We gather in many places to salute our nation’s Veterans. On the anniversary of Armistice Day, we pause to remember the brave men and women who served, and sometimes died for, our country. We remember the other men & women we’ve served alongside, lifelong friends who have the common bond of enduring hardships, pain, and even loss, as we contributed to something we considered priceless – the defense of our country. I feel privileged and proud to be part of a group that has done so much for so many.
We remember our battalions, our companies, our ships…our bombers, our tanks, and our cannons. We remember our patrols, our deployments…our battles & our homecomings. We remember our friends, our crews, our units – our first haircut, the mess halls, guard duty – we remember voices – shouting, laughing…and the tears. We, the ones that have served this nation, have these images and sounds and feelings burned into our minds, hearts, and souls…
We remember the brave men and women who have served in places such as Antietam, Gettysburg, and San Juan Hill; in the trenches of France, the beaches of Normandy, the deserts of Africa; the jungles of the Philippines, Guam, Okinawa, or Vietnam; the hills of Korea, the sands of Kuwait, the villages of Iraq, and the mountains of Afghanistan. Wherever and whenever our men & women are called to serve, they go.
For those Veterans who have stood guard in peacetime… to those who have seen the terror, the horror and inhumanity of combat — and to those who paid the ultimate sacrifice – our Veterans have always been there, defending the Constitution of the United States of America. The Veterans of our nation have been safeguarding our liberties since before the American Revolution.
On Veterans Day, we remember those who sacrificed at home and overseas. Where it was once specifically a celebration of the silencing of the guns of World War One, Veterans Day now marks a day when nations around the world pause and observe – with solemn, silent pride – the heroism of those who have served, those who are currently serving, and those who died in our country’s service, in that war and in all others. It is not a celebration of victory, but rather, a celebration of those who made victory possible. It’s a day we keep in our minds the brave men and women of this young nation — generations of them — who above all else believed in, and fought for, a set of ideals.
Just as our Veterans chose to serve, I challenge & encourage all of you to volunteer your services to any number of endeavors…your school’s PTO, a local food pantry, or your church…the Little League or the high school feeder team’s Football Club. Service to country is very much like service to community.
Our communities are the fabric of our nation, and every one is a little different. From those communities, our Veterans bring those differences to the defense of our nation. Poor or wealthy, urban or rural…they bond together as Soldiers, Sailors, Airmen, Marines, and Coast Guardsmen. As our Nation’s sword and shield, our Veterans represent the strength and diversity of our nation.
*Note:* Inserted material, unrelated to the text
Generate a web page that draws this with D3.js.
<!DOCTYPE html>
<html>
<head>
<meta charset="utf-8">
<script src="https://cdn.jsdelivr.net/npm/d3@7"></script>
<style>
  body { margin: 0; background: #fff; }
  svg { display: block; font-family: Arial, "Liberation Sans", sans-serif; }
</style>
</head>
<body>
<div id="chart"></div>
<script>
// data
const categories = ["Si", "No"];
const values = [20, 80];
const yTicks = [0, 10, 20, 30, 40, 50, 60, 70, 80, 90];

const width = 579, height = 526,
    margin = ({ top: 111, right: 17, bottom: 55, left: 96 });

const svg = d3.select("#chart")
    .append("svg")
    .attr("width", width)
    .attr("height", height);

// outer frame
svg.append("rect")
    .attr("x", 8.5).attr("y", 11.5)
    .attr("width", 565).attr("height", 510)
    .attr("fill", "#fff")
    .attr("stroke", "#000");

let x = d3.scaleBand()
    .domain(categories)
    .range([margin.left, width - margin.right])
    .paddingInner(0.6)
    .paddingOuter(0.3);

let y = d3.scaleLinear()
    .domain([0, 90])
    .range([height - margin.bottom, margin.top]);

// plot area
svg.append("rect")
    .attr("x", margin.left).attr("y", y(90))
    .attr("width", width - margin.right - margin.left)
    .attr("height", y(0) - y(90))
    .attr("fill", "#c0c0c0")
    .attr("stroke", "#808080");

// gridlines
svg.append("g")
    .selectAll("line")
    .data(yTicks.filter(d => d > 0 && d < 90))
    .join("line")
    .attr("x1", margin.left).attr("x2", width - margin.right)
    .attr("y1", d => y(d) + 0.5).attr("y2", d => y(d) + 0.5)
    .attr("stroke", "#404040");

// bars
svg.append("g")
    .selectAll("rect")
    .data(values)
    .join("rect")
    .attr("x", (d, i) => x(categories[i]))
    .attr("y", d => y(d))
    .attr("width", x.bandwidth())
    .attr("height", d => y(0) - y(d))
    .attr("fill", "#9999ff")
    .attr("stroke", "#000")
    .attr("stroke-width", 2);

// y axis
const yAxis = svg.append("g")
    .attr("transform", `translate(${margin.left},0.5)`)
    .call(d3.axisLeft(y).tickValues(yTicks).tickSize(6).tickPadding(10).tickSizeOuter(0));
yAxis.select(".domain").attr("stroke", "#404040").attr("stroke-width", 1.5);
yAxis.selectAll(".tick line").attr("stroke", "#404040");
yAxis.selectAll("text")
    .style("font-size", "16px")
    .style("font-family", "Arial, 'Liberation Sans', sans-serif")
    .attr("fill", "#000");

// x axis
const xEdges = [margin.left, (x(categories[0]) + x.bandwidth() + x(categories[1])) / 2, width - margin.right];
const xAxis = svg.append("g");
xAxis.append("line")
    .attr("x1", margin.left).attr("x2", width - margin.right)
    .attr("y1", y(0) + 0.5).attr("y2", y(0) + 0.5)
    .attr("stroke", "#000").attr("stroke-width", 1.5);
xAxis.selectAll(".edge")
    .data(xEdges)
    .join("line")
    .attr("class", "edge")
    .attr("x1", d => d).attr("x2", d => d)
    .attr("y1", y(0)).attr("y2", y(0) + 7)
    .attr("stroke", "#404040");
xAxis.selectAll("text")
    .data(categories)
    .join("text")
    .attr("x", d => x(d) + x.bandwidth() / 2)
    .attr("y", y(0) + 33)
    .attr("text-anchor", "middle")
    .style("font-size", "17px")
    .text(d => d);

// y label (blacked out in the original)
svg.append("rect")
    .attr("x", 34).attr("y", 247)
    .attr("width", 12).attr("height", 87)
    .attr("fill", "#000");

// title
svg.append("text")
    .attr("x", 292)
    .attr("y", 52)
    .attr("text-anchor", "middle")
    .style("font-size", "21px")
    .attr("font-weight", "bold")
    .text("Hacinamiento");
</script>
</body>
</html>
This includes members of the Reserve Component – our Reservists & National Guardsmen. When serving in a traditional role, not federalized or deployed, these men and women are full-time members of the community. They work in your towns, their families attend your schools, and they commit themselves to the protection of your land and defense of your freedoms against all enemies, foreign and domestic.
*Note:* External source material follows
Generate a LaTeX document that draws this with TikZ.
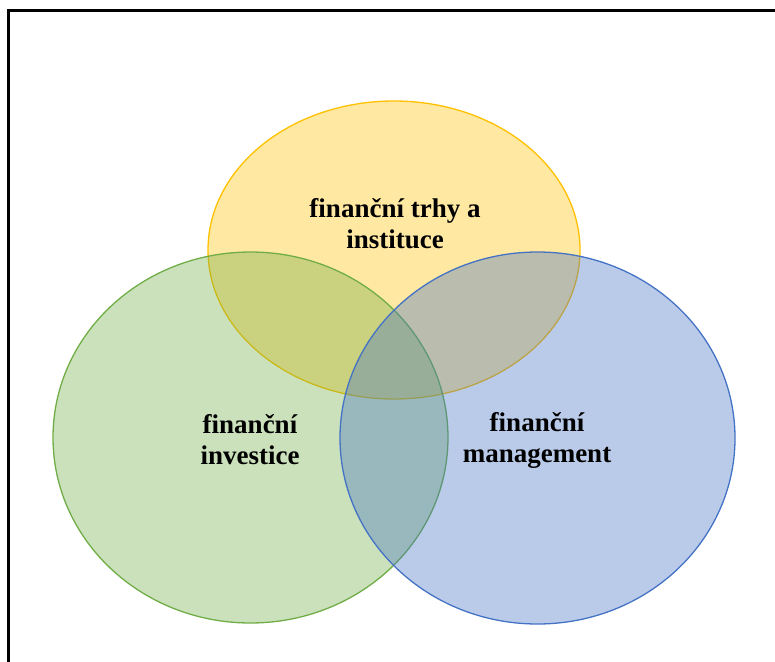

Today’s National Guardsmen and Reservists, from all branches of service, are able to transition from the workforce to the fighting force with speed, grace and resiliency. In this time of what seems like persistent conflict, they have endured tour after tour in distant and difficult places. I deployed twice while my sons were in elementary school. I remember the heartbreak of leaving my wife and children, but I also vividly remember the joy of coming home after a long deployment.
Those of us that have worn the uniform typically have a variety of reasons for having done so. For many, it’s a sense of Duty-Honor-Country, a belief in freedom, and a faith in America’s future. I think that one of the reasons why I served is that, on occasion, I had the opportunity to be in the presence of greatness…visiting with a Tuskegee Airman at a Missouri Veterans Home, or watching history come alive at the airport at 0400 as WWII Veterans gathered for a trip to see our nation’s memorials in Washington, DC, a part of the Honor Flight network.
So, whether it’s chatting with Veterans from WWII or trading war stories with those fresh from today’s battlefields, sometimes I get to shake the hands of some real heroes. That’s just one of reasons why I served, and why I’m proud…I am proud to be an American; I am proud to be a Veteran.
On Veterans Day, be sure to pause and remember the many Americans who have served. The Veterans of today are writing the history books that you, your children and your children’s children will one day study.
Thank you for taking the time to commemorate this special day in your own way. God bless our Troops, God bless our Veterans…and may God continue to bless the United States of America.